- **Description of the task**
Write out each line exactly as it stands, please.

-*-*-

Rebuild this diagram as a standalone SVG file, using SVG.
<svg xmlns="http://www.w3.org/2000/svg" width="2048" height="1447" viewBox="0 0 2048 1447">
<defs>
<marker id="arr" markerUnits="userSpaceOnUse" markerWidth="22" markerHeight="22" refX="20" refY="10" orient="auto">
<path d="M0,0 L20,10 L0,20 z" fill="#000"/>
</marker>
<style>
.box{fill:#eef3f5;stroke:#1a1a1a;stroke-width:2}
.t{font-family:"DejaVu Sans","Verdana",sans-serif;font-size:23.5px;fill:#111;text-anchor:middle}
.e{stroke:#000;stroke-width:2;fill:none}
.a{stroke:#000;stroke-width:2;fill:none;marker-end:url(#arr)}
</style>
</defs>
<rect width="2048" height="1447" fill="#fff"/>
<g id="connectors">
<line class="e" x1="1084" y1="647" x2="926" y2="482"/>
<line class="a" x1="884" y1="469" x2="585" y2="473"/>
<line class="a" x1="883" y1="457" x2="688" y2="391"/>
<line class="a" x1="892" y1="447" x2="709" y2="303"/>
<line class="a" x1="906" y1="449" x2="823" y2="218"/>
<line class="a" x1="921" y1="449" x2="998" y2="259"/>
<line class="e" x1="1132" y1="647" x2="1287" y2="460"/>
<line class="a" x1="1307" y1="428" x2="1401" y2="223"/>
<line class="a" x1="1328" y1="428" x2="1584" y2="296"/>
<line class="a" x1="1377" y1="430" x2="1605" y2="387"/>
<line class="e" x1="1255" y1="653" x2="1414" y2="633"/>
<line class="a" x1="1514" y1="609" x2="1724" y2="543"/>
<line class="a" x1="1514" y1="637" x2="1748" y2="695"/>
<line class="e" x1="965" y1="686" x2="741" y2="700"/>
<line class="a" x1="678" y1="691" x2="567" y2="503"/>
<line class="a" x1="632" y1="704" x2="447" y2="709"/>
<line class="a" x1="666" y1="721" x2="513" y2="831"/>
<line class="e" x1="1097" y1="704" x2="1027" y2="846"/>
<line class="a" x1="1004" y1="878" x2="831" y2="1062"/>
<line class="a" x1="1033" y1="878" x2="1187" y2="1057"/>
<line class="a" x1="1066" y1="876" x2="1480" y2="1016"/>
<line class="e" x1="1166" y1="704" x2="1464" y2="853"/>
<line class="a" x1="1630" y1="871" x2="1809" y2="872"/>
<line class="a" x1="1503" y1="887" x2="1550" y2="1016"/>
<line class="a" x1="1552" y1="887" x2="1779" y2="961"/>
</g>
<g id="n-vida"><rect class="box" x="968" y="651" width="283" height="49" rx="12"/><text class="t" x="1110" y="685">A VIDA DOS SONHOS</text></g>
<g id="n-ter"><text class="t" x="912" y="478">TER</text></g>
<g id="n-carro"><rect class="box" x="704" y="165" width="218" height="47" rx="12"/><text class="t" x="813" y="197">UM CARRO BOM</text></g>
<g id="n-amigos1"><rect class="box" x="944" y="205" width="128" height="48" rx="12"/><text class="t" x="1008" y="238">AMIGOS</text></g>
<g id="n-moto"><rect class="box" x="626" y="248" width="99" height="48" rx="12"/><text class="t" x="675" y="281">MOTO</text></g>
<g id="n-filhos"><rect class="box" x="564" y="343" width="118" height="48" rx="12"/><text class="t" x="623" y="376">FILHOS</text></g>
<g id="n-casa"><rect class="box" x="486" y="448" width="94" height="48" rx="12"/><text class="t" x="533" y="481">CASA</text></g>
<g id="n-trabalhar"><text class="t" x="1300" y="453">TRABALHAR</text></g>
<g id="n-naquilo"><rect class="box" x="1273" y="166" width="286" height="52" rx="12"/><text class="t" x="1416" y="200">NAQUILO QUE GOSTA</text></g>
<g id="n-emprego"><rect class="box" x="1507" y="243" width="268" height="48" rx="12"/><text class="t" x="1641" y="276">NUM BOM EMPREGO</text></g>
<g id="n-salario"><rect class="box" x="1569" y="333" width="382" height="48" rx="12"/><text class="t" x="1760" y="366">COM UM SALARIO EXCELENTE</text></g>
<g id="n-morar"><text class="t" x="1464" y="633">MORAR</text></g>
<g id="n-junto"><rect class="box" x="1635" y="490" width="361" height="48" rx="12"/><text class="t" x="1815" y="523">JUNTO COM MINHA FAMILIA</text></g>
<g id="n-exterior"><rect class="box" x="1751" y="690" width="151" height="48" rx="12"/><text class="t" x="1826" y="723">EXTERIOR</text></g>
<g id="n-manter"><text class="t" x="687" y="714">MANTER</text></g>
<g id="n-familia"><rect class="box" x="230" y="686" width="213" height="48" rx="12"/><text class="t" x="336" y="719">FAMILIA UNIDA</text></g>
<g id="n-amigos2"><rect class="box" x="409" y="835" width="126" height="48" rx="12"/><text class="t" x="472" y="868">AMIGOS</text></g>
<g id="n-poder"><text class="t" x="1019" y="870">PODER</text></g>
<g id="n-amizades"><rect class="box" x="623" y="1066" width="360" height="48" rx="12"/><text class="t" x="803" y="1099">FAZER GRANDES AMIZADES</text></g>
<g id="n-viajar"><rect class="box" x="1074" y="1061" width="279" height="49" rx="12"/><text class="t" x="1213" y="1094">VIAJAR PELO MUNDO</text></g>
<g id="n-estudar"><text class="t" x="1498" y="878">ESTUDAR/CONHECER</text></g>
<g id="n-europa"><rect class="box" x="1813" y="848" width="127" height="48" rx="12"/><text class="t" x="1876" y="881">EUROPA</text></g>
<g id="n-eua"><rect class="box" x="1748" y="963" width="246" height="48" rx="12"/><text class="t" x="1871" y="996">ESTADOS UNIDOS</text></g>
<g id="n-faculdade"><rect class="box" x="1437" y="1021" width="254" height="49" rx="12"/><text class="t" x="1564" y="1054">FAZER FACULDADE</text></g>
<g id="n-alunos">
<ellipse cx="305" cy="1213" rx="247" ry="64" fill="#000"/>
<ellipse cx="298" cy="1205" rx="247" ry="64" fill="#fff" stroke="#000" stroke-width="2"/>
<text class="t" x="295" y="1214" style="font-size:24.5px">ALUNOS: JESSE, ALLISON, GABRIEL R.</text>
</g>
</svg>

-*-*-

- **Final answer**
Rebuild this diagram as a standalone SVG file, using SVG.
<svg xmlns="http://www.w3.org/2000/svg" width="2048" height="1447" viewBox="0 0 2048 1447">
<defs>
<marker id="arr" markerUnits="userSpaceOnUse" markerWidth="22" markerHeight="22" refX="20" refY="10" orient="auto">
<path d="M0,0 L20,10 L0,20 z" fill="#000"/>
</marker>
<style>
.box{fill:#eef3f5;stroke:#1a1a1a;stroke-width:2}
.t{font-family:"DejaVu Sans","Verdana",sans-serif;font-size:23.5px;fill:#111;text-anchor:middle}
.e{stroke:#000;stroke-width:2;fill:none}
.a{stroke:#000;stroke-width:2;fill:none;marker-end:url(#arr)}
</style>
</defs>
<rect width="2048" height="1447" fill="#fff"/>
<g id="connectors">
<line class="e" x1="1084" y1="647" x2="926" y2="482"/>
<line class="a" x1="884" y1="469" x2="585" y2="473"/>
<line class="a" x1="883" y1="457" x2="688" y2="391"/>
<line class="a" x1="892" y1="447" x2="709" y2="303"/>
<line class="a" x1="906" y1="449" x2="823" y2="218"/>
<line class="a" x1="921" y1="449" x2="998" y2="259"/>
<line class="e" x1="1132" y1="647" x2="1287" y2="460"/>
<line class="a" x1="1307" y1="428" x2="1401" y2="223"/>
<line class="a" x1="1328" y1="428" x2="1584" y2="296"/>
<line class="a" x1="1377" y1="430" x2="1605" y2="387"/>
<line class="e" x1="1255" y1="653" x2="1414" y2="633"/>
<line class="a" x1="1514" y1="609" x2="1724" y2="543"/>
<line class="a" x1="1514" y1="637" x2="1748" y2="695"/>
<line class="e" x1="965" y1="686" x2="741" y2="700"/>
<line class="a" x1="678" y1="691" x2="567" y2="503"/>
<line class="a" x1="632" y1="704" x2="447" y2="709"/>
<line class="a" x1="666" y1="721" x2="513" y2="831"/>
<line class="e" x1="1097" y1="704" x2="1027" y2="846"/>
<line class="a" x1="1004" y1="878" x2="831" y2="1062"/>
<line class="a" x1="1033" y1="878" x2="1187" y2="1057"/>
<line class="a" x1="1066" y1="876" x2="1480" y2="1016"/>
<line class="e" x1="1166" y1="704" x2="1464" y2="853"/>
<line class="a" x1="1630" y1="871" x2="1809" y2="872"/>
<line class="a" x1="1503" y1="887" x2="1550" y2="1016"/>
<line class="a" x1="1552" y1="887" x2="1779" y2="961"/>
</g>
<g id="n-vida"><rect class="box" x="968" y="651" width="283" height="49" rx="12"/><text class="t" x="1110" y="685">A VIDA DOS SONHOS</text></g>
<g id="n-ter"><text class="t" x="912" y="478">TER</text></g>
<g id="n-carro"><rect class="box" x="704" y="165" width="218" height="47" rx="12"/><text class="t" x="813" y="197">UM CARRO BOM</text></g>
<g id="n-amigos1"><rect class="box" x="944" y="205" width="128" height="48" rx="12"/><text class="t" x="1008" y="238">AMIGOS</text></g>
<g id="n-moto"><rect class="box" x="626" y="248" width="99" height="48" rx="12"/><text class="t" x="675" y="281">MOTO</text></g>
<g id="n-filhos"><rect class="box" x="564" y="343" width="118" height="48" rx="12"/><text class="t" x="623" y="376">FILHOS</text></g>
<g id="n-casa"><rect class="box" x="486" y="448" width="94" height="48" rx="12"/><text class="t" x="533" y="481">CASA</text></g>
<g id="n-trabalhar"><text class="t" x="1300" y="453">TRABALHAR</text></g>
<g id="n-naquilo"><rect class="box" x="1273" y="166" width="286" height="52" rx="12"/><text class="t" x="1416" y="200">NAQUILO QUE GOSTA</text></g>
<g id="n-emprego"><rect class="box" x="1507" y="243" width="268" height="48" rx="12"/><text class="t" x="1641" y="276">NUM BOM EMPREGO</text></g>
<g id="n-salario"><rect class="box" x="1569" y="333" width="382" height="48" rx="12"/><text class="t" x="1760" y="366">COM UM SALARIO EXCELENTE</text></g>
<g id="n-morar"><text class="t" x="1464" y="633">MORAR</text></g>
<g id="n-junto"><rect class="box" x="1635" y="490" width="361" height="48" rx="12"/><text class="t" x="1815" y="523">JUNTO COM MINHA FAMILIA</text></g>
<g id="n-exterior"><rect class="box" x="1751" y="690" width="151" height="48" rx="12"/><text class="t" x="1826" y="723">EXTERIOR</text></g>
<g id="n-manter"><text class="t" x="687" y="714">MANTER</text></g>
<g id="n-familia"><rect class="box" x="230" y="686" width="213" height="48" rx="12"/><text class="t" x="336" y="719">FAMILIA UNIDA</text></g>
<g id="n-amigos2"><rect class="box" x="409" y="835" width="126" height="48" rx="12"/><text class="t" x="472" y="868">AMIGOS</text></g>
<g id="n-poder"><text class="t" x="1019" y="870">PODER</text></g>
<g id="n-amizades"><rect class="box" x="623" y="1066" width="360" height="48" rx="12"/><text class="t" x="803" y="1099">FAZER GRANDES AMIZADES</text></g>
<g id="n-viajar"><rect class="box" x="1074" y="1061" width="279" height="49" rx="12"/><text class="t" x="1213" y="1094">VIAJAR PELO MUNDO</text></g>
<g id="n-estudar"><text class="t" x="1498" y="878">ESTUDAR/CONHECER</text></g>
<g id="n-europa"><rect class="box" x="1813" y="848" width="127" height="48" rx="12"/><text class="t" x="1876" y="881">EUROPA</text></g>
<g id="n-eua"><rect class="box" x="1748" y="963" width="246" height="48" rx="12"/><text class="t" x="1871" y="996">ESTADOS UNIDOS</text></g>
<g id="n-faculdade"><rect class="box" x="1437" y="1021" width="254" height="49" rx="12"/><text class="t" x="1564" y="1054">FAZER FACULDADE</text></g>
<g id="n-alunos">
<ellipse cx="305" cy="1213" rx="247" ry="64" fill="#000"/>
<ellipse cx="298" cy="1205" rx="247" ry="64" fill="#fff" stroke="#000" stroke-width="2"/>
<text class="t" x="295" y="1214" style="font-size:24.5px">ALUNOS: JESSE, ALLISON, GABRIEL R.</text>
</g>
</svg>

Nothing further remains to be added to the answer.